• **Dataset entries**
•••

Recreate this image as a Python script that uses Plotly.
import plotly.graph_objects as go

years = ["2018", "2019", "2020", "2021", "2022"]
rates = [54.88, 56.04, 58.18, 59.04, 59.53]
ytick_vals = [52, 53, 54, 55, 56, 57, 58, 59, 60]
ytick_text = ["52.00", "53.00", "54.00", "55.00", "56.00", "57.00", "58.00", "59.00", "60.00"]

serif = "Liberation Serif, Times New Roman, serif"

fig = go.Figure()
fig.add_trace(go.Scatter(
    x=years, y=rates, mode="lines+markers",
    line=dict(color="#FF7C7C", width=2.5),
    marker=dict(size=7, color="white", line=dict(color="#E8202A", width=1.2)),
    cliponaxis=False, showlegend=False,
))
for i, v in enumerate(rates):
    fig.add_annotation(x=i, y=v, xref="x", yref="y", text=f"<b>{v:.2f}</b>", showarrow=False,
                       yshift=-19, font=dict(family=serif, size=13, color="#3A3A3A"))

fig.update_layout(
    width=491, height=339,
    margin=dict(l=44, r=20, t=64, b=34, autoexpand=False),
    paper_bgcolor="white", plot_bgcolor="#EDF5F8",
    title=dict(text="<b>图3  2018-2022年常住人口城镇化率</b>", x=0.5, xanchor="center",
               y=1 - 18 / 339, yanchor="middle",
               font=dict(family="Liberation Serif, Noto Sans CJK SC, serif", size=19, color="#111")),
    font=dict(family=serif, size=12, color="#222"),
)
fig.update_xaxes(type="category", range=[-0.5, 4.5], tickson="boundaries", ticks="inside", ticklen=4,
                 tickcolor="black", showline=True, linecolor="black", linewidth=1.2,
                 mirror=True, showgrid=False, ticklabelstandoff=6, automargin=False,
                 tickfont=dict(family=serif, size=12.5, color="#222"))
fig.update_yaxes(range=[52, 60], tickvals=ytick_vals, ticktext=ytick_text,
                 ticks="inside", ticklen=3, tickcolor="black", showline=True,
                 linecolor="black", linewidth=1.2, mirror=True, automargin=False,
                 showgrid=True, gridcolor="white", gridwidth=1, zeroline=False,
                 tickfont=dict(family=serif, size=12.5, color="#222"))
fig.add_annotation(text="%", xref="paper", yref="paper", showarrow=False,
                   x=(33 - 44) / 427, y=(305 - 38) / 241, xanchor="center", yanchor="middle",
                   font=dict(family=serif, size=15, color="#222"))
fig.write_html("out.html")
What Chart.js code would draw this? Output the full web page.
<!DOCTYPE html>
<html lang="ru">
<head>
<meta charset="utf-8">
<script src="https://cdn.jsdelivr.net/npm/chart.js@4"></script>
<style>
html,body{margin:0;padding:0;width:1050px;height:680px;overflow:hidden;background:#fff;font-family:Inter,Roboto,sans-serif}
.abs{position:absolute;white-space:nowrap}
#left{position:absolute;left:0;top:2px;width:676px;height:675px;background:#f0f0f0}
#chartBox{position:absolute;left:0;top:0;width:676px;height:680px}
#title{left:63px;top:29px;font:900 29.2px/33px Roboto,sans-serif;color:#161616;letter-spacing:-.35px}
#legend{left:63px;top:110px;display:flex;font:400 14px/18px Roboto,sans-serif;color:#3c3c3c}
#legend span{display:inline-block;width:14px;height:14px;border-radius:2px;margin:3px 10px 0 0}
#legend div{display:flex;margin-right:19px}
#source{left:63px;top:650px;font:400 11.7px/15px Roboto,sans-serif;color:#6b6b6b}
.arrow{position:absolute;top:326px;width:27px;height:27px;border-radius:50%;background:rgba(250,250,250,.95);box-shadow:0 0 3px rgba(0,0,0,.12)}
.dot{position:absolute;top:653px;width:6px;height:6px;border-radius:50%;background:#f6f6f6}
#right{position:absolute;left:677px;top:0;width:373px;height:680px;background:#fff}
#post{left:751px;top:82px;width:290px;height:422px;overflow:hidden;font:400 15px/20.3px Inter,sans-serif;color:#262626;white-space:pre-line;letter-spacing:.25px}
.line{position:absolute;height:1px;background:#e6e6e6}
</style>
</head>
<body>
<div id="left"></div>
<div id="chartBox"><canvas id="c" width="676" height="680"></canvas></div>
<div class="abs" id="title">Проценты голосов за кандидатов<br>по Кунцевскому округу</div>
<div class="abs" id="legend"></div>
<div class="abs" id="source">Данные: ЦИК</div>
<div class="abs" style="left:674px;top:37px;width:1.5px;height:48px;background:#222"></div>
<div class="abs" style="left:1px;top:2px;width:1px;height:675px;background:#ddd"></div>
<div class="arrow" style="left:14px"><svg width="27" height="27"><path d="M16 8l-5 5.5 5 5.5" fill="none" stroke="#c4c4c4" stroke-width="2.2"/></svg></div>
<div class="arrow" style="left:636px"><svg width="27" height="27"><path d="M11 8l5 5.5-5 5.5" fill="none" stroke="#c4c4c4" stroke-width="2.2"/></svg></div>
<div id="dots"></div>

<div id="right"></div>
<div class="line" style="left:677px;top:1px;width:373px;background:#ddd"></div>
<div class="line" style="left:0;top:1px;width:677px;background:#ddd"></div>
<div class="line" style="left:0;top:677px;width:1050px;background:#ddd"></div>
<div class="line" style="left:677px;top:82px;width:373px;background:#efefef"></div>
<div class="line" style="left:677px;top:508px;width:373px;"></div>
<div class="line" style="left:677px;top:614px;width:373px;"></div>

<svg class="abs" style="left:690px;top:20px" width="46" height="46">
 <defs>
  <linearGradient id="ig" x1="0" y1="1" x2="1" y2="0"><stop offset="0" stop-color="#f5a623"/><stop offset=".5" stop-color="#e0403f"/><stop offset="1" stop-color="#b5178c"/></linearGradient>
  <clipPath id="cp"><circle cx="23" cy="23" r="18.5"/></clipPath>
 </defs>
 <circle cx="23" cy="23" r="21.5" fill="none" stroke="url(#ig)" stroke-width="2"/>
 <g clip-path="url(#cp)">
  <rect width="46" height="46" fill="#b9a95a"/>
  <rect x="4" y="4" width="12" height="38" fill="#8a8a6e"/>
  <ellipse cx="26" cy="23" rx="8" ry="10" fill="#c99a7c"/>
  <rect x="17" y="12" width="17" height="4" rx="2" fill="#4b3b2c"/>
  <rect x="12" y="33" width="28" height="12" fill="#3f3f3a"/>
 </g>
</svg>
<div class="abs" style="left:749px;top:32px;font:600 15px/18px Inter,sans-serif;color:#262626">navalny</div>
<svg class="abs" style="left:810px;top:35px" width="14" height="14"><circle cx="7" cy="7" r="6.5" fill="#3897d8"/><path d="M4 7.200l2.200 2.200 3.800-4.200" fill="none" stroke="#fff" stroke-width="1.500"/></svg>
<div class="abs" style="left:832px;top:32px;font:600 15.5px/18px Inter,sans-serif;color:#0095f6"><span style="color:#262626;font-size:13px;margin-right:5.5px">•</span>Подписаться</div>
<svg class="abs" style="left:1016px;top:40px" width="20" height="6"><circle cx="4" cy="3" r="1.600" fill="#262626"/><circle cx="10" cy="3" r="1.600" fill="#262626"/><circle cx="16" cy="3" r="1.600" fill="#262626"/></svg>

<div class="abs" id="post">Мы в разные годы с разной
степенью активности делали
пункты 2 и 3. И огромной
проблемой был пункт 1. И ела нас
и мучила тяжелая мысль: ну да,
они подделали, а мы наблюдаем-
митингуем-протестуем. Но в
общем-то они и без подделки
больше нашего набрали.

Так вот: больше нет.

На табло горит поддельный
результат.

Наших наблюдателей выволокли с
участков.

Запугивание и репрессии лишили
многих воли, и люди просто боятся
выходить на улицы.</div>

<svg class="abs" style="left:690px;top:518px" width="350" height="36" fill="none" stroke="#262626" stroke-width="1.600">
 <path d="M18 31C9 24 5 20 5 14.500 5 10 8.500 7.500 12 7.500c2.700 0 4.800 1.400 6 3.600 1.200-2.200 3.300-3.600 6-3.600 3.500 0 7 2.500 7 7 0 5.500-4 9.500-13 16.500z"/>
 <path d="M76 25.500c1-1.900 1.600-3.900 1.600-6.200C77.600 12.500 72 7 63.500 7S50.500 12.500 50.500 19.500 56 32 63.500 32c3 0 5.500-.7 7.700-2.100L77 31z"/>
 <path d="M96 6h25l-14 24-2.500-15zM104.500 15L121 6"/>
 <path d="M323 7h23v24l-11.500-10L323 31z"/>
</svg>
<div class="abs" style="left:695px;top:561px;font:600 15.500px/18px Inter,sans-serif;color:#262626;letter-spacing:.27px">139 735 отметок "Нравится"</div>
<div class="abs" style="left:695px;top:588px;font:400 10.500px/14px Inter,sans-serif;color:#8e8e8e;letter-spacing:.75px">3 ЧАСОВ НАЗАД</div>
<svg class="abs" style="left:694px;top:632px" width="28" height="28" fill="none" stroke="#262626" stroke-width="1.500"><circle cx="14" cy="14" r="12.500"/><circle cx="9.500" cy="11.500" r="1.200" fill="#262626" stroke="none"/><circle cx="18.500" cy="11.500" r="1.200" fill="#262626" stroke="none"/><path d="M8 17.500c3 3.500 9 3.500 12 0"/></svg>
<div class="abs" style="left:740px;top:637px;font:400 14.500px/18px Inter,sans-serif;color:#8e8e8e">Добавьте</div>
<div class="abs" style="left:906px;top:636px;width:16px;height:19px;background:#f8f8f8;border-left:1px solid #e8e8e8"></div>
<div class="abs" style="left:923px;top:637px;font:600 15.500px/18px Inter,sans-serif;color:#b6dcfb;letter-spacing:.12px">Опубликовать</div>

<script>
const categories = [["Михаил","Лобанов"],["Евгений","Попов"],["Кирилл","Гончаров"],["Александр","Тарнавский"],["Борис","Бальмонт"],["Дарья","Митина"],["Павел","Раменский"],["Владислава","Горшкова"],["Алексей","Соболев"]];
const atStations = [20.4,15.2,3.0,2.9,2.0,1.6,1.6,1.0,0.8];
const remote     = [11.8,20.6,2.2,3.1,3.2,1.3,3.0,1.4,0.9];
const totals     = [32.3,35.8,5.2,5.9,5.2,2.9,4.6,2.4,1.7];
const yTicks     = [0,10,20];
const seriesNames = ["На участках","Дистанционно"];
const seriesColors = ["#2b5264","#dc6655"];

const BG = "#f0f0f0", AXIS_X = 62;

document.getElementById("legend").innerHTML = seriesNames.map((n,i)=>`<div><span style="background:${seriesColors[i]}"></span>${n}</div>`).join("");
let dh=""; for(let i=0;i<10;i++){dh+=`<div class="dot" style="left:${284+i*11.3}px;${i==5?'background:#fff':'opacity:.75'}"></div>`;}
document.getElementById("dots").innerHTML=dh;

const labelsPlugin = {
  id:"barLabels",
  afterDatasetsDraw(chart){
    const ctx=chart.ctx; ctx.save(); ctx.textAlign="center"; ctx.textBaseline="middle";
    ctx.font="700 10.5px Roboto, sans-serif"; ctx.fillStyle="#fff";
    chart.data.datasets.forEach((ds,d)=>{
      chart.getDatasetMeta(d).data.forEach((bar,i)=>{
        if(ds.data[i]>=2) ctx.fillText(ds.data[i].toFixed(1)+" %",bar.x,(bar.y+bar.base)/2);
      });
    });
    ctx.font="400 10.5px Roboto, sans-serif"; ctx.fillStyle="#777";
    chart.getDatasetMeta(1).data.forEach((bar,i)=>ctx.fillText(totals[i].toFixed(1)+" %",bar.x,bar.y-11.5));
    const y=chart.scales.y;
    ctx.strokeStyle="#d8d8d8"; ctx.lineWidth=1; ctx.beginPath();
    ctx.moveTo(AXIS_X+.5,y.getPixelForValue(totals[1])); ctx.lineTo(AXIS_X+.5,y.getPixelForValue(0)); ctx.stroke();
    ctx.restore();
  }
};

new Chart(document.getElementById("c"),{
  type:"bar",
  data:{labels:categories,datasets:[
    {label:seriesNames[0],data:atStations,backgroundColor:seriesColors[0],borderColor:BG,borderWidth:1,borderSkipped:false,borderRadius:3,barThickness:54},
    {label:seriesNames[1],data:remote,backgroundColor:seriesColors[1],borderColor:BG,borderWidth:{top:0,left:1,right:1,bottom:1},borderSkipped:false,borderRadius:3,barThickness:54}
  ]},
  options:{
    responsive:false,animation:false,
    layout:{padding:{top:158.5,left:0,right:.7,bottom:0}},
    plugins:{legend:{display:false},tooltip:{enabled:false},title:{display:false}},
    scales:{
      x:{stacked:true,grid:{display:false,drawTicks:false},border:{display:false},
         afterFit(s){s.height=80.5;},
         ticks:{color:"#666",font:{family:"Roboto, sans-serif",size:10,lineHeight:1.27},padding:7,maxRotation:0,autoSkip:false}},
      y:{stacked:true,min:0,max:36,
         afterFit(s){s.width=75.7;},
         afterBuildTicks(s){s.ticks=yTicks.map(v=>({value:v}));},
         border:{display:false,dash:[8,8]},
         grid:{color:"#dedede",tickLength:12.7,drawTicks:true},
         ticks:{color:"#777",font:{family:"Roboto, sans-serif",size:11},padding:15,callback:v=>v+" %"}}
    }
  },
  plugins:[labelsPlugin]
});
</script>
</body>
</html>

•••

• **Exercise goal**
Return each line of the data that contains the string "this".

• **Expected output**
Recreate this image as a Python script that uses Plotly.
What Chart.js code would draw this? Output the full web page.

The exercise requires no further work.